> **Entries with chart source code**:
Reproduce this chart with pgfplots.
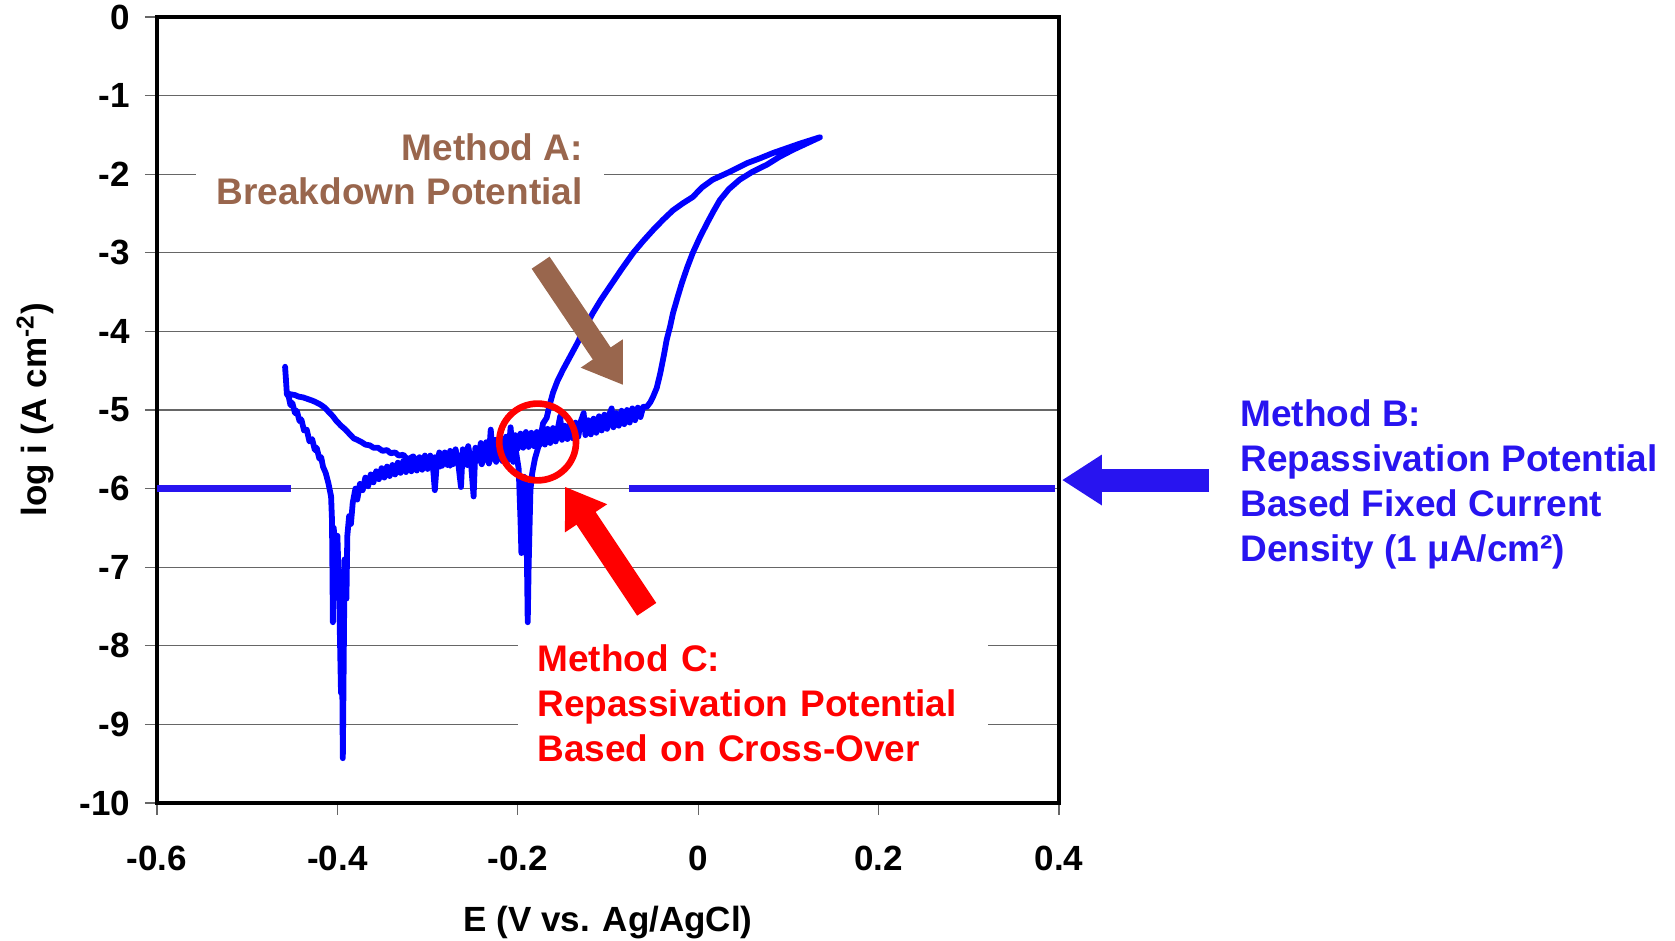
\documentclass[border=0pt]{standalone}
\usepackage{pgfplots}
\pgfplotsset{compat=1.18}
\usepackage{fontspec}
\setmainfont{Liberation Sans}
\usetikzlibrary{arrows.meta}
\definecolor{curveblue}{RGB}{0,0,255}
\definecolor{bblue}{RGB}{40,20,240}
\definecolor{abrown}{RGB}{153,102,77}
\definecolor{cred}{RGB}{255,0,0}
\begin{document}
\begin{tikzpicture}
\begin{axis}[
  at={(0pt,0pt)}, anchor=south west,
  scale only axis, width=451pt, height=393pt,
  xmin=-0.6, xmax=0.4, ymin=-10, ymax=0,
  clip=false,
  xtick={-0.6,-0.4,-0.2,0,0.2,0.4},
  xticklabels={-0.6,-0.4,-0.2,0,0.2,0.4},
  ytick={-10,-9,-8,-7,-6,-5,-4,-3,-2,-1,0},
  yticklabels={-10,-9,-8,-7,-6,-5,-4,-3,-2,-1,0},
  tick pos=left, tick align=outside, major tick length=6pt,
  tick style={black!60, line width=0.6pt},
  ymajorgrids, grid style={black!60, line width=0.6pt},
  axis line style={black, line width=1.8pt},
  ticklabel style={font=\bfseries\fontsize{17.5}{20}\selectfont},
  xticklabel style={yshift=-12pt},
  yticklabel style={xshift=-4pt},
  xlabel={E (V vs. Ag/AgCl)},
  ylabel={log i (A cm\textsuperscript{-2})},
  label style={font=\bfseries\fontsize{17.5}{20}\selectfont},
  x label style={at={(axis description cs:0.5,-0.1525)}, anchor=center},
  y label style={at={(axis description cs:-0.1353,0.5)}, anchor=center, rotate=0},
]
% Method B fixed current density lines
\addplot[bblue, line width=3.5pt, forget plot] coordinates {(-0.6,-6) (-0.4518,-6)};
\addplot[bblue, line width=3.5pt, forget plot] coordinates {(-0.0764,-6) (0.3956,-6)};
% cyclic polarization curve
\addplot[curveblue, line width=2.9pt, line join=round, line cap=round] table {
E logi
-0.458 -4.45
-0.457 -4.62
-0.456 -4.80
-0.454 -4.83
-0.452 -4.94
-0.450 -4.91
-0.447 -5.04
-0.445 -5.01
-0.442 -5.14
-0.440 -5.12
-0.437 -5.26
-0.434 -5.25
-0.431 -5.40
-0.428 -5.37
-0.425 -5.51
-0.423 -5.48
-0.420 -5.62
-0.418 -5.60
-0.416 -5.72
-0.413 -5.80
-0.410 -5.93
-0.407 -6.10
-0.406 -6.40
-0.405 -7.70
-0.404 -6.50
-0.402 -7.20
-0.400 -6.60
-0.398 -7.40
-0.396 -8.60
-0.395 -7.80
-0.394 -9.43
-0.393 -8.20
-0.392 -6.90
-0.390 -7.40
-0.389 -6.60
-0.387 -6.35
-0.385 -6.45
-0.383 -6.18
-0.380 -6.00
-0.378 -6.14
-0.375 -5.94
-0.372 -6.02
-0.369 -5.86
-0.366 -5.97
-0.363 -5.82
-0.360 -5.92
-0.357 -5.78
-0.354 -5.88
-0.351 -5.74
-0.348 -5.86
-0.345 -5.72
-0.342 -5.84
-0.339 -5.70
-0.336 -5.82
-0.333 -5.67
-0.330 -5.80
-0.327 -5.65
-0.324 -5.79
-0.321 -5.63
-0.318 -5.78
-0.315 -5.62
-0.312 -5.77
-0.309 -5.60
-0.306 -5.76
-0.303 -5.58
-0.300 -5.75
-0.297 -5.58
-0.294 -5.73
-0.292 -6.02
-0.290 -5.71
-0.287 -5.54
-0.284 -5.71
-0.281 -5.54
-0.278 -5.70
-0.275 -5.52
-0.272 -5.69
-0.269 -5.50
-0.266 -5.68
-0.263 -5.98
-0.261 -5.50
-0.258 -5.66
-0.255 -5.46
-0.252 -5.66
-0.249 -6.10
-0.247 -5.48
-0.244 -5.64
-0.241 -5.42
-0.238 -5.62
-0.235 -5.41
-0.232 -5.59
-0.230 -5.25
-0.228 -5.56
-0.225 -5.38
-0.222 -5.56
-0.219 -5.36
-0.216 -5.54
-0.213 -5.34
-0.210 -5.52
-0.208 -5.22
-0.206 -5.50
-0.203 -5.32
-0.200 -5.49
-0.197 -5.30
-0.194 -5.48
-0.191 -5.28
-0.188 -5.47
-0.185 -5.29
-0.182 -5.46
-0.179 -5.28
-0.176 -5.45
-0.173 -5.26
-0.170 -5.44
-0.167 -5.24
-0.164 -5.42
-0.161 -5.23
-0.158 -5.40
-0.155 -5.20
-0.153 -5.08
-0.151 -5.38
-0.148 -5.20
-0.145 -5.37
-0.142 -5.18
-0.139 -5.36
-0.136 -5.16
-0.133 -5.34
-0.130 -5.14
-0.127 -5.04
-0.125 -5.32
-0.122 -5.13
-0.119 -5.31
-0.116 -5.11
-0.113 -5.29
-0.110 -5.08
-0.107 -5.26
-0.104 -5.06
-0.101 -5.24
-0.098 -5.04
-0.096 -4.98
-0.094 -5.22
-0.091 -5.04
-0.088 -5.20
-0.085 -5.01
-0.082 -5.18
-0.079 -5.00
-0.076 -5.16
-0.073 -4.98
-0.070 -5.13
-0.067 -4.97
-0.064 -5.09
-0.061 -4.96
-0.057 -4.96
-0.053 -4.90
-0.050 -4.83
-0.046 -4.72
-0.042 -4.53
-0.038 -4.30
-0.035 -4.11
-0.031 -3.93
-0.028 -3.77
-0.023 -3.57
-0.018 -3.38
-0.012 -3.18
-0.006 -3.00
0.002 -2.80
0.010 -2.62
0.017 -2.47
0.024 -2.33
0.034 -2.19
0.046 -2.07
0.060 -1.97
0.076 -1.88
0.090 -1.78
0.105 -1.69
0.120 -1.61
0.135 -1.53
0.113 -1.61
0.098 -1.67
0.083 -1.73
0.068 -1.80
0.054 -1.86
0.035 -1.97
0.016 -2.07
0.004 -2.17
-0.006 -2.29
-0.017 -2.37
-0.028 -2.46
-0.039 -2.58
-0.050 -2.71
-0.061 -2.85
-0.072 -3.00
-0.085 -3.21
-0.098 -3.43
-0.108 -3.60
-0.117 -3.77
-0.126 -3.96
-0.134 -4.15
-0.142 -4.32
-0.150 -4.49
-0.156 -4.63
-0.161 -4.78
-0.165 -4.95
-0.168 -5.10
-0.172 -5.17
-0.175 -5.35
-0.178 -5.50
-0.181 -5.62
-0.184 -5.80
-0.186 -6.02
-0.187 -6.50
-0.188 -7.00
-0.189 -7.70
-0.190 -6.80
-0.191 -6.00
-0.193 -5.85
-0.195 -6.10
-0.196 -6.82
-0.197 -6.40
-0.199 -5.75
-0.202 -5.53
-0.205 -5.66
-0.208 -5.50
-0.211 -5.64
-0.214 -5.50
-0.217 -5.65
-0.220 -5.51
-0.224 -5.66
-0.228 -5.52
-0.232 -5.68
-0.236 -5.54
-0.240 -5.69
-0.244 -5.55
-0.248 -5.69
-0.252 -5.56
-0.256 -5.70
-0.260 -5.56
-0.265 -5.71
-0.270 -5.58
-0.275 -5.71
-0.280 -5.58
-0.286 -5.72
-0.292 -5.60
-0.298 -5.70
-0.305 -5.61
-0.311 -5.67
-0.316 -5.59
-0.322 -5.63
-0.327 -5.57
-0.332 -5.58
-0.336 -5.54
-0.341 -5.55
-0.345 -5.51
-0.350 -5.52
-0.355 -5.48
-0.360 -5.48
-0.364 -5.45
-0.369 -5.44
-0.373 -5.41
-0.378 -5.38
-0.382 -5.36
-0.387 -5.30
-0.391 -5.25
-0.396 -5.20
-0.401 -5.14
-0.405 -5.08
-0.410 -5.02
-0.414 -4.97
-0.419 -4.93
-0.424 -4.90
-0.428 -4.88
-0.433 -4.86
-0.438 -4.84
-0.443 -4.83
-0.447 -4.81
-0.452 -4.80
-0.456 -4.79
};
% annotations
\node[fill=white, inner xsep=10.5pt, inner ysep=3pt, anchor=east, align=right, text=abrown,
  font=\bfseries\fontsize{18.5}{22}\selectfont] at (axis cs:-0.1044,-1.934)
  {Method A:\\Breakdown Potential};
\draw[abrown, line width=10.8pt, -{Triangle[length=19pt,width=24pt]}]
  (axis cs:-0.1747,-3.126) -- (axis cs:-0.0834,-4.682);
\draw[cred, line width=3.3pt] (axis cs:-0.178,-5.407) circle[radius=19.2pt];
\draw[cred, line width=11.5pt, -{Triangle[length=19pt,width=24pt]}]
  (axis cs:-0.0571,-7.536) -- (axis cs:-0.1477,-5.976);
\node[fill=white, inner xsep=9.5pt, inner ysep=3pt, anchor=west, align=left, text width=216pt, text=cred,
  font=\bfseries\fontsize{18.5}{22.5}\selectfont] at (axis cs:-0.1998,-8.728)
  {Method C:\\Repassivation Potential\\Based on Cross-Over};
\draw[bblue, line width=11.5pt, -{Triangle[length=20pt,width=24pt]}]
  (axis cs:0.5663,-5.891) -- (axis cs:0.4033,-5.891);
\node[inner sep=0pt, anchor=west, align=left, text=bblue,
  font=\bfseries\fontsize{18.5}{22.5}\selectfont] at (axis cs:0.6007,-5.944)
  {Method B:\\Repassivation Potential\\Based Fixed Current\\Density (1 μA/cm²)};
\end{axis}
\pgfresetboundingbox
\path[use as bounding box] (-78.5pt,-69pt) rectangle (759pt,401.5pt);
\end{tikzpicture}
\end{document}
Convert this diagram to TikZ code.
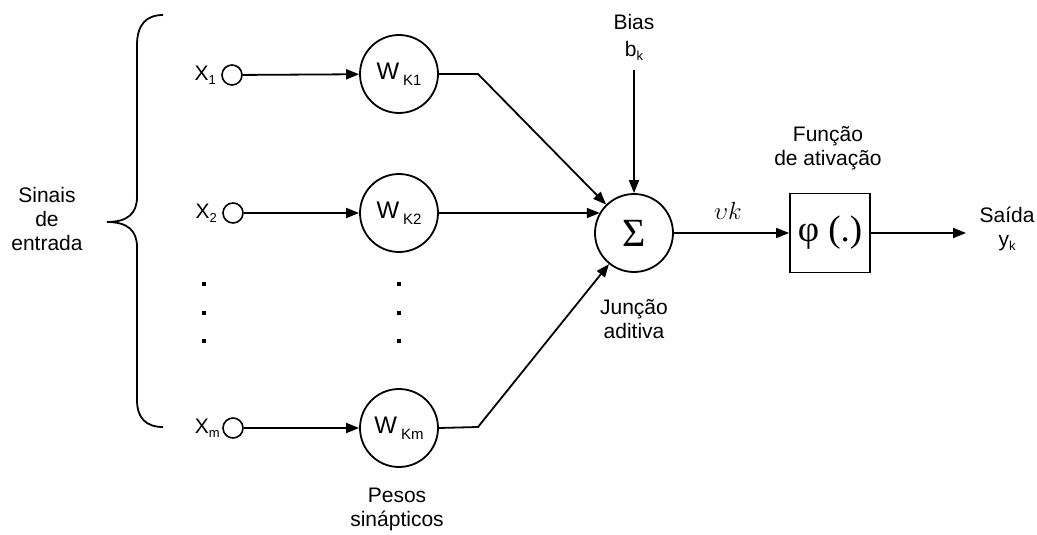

> **Objective**: Using the records above, list each line that includes "this".

> **Complete answer**:
Reproduce this chart with pgfplots.
Convert this diagram to TikZ code.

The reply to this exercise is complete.